(begin)

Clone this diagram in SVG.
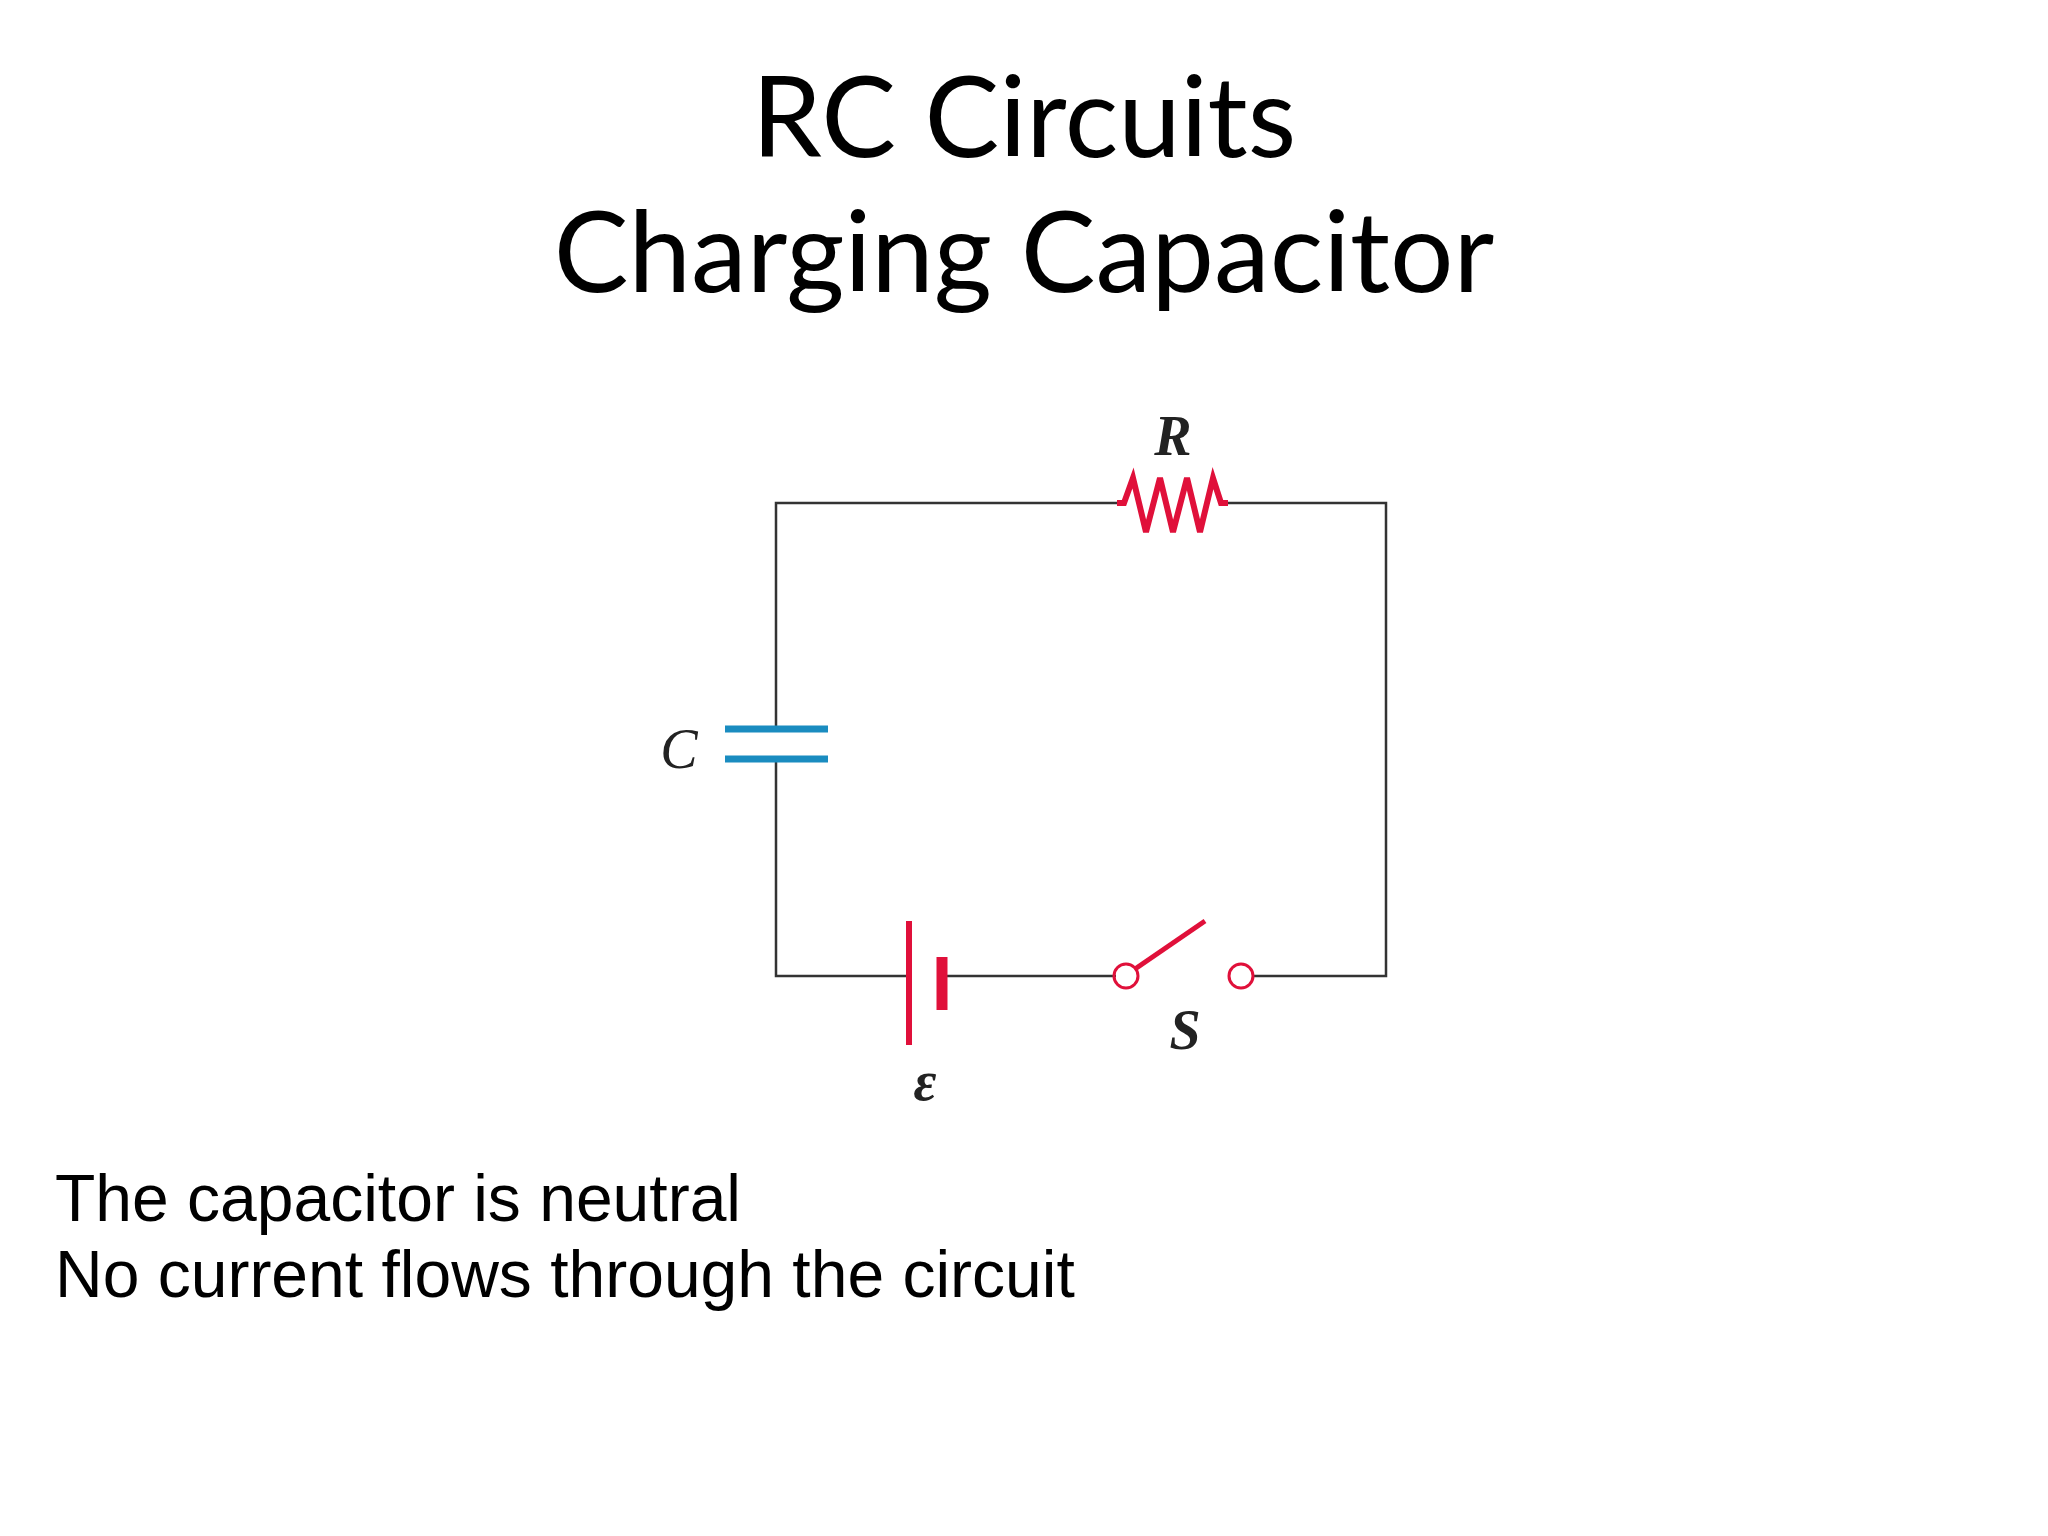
<svg xmlns="http://www.w3.org/2000/svg" width="2048" height="1536" viewBox="0 0 2048 1536">
<style>
.title{font-family:Lato,"Open Sans",sans-serif;font-size:112px;fill:#000;text-anchor:middle}
.wire{stroke:#333;stroke-width:2.5;fill:none}
.red{stroke:#e0103a;fill:none}
.lbl{font-family:"Liberation Serif",serif;font-size:56px;font-style:italic;fill:#222;text-anchor:middle}
.body{font-family:"Liberation Sans",Arial,sans-serif;font-size:66px;fill:#000}
</style>
<rect width="2048" height="1536" fill="#fff"/>
<text class="title" x="1024" y="157">RC Circuits</text>
<text class="title" x="1024" y="292">Charging Capacitor</text>
<g id="connectors">
<path class="wire" d="M1117,503 H776 V729 M776,759 V976 H909 M947,976 H1116 M1254,976 H1386 V503 H1228"/>
</g>
<g id="resistor">
<polyline class="red" stroke-width="6" stroke-linejoin="miter" points="1117,503 1124,503 1133,478 1146,532 1160,478 1173,532 1187,478 1200,532 1213,478 1221,503 1228,503"/>
<text class="lbl" x="1173" y="455" font-weight="bold">R</text>
</g>
<g id="capacitor">
<line x1="725" y1="729" x2="828" y2="729" stroke="#1a8cc0" stroke-width="7"/>
<line x1="725" y1="759" x2="828" y2="759" stroke="#1a8cc0" stroke-width="7"/>
<text class="lbl" x="679" y="768">C</text>
</g>
<g id="battery">
<line class="red" x1="909" y1="921" x2="909" y2="1045" stroke-width="6"/>
<line class="red" x1="942" y1="957" x2="942" y2="1010" stroke-width="11"/>
<text class="lbl" x="925" y="1100" font-size="78" font-weight="bold">ε</text>
</g>
<g id="switch">
<circle class="red" cx="1126" cy="976" r="12" stroke-width="3" fill="#fff"/>
<circle class="red" cx="1241" cy="976" r="12" stroke-width="3" fill="#fff"/>
<line class="red" x1="1135" y1="969" x2="1205" y2="921" stroke-width="5"/>
<text class="lbl" x="1185" y="1049" font-style="normal" font-weight="bold">S</text>
</g>
<text class="body" x="55" y="1221">The capacitor is neutral</text>
<text class="body" x="55" y="1297">No current flows through the circuit</text>
</svg>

(end)

### THE TASK
Reproduce every line precisely as given, omitting all pictures.

### EXERCISE ANSWER
Clone this diagram in SVG.
<svg xmlns="http://www.w3.org/2000/svg" width="2048" height="1536" viewBox="0 0 2048 1536">
<style>
.title{font-family:Lato,"Open Sans",sans-serif;font-size:112px;fill:#000;text-anchor:middle}
.wire{stroke:#333;stroke-width:2.5;fill:none}
.red{stroke:#e0103a;fill:none}
.lbl{font-family:"Liberation Serif",serif;font-size:56px;font-style:italic;fill:#222;text-anchor:middle}
.body{font-family:"Liberation Sans",Arial,sans-serif;font-size:66px;fill:#000}
</style>
<rect width="2048" height="1536" fill="#fff"/>
<text class="title" x="1024" y="157">RC Circuits</text>
<text class="title" x="1024" y="292">Charging Capacitor</text>
<g id="connectors">
<path class="wire" d="M1117,503 H776 V729 M776,759 V976 H909 M947,976 H1116 M1254,976 H1386 V503 H1228"/>
</g>
<g id="resistor">
<polyline class="red" stroke-width="6" stroke-linejoin="miter" points="1117,503 1124,503 1133,478 1146,532 1160,478 1173,532 1187,478 1200,532 1213,478 1221,503 1228,503"/>
<text class="lbl" x="1173" y="455" font-weight="bold">R</text>
</g>
<g id="capacitor">
<line x1="725" y1="729" x2="828" y2="729" stroke="#1a8cc0" stroke-width="7"/>
<line x1="725" y1="759" x2="828" y2="759" stroke="#1a8cc0" stroke-width="7"/>
<text class="lbl" x="679" y="768">C</text>
</g>
<g id="battery">
<line class="red" x1="909" y1="921" x2="909" y2="1045" stroke-width="6"/>
<line class="red" x1="942" y1="957" x2="942" y2="1010" stroke-width="11"/>
<text class="lbl" x="925" y="1100" font-size="78" font-weight="bold">ε</text>
</g>
<g id="switch">
<circle class="red" cx="1126" cy="976" r="12" stroke-width="3" fill="#fff"/>
<circle class="red" cx="1241" cy="976" r="12" stroke-width="3" fill="#fff"/>
<line class="red" x1="1135" y1="969" x2="1205" y2="921" stroke-width="5"/>
<text class="lbl" x="1185" y="1049" font-style="normal" font-weight="bold">S</text>
</g>
<text class="body" x="55" y="1221">The capacitor is neutral</text>
<text class="body" x="55" y="1297">No current flows through the circuit</text>
</svg>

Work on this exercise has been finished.